Gov. Nathan Deal’s proposed budget for the coming fiscal year continues an unfortunate path Georgia has been on since the start of the recession in 2008.
Its emphasis on more cuts to vital services threatens Georgia’s ability to create jobs and build a strong economy. If this budget goes into effect as proposed July 1, it will cut several hundred million dollars on top of the billions in cuts made over the past five years. The K-12 education funding formula alone is underfunded by over $1 billion. In many school districts teacher furloughs, larger class sizes, and shorter school days and years will continue.

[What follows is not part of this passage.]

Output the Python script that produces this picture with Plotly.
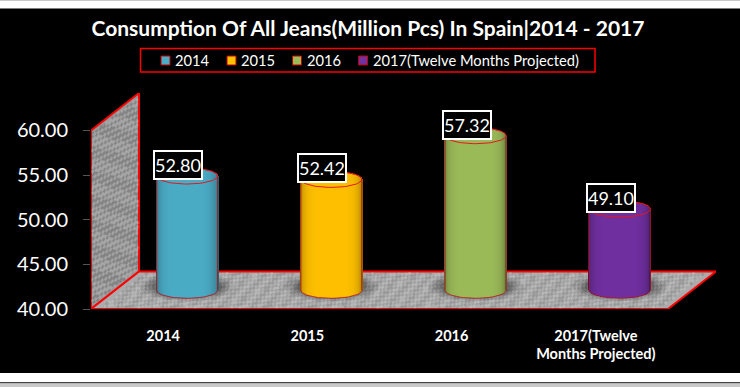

There are a few bright spots in the budget, but not many. The governor did include funds from the Hospital Provider Fee to help avoid dramatic cuts to Medicaid that would have kept many Georgians from health care they need. Without the renewal of the fee,Georgia’s Medicaid budget would face a shortfall of $700 million. In addition, almost $41 million is included to fully fund the Education Equalization Grant program to assist school districts that serve poor communities.
The governor estimates revenue growth of 4.6 percent in the next budget year, but the problem is that it would take growth of 7 to 8 percent to balance the budget and take the much-needed step of significantly increasing the state’s rainy day fund to cushion future bad times. Without new sources of revenue additional cuts are likely in next year’s amended budget.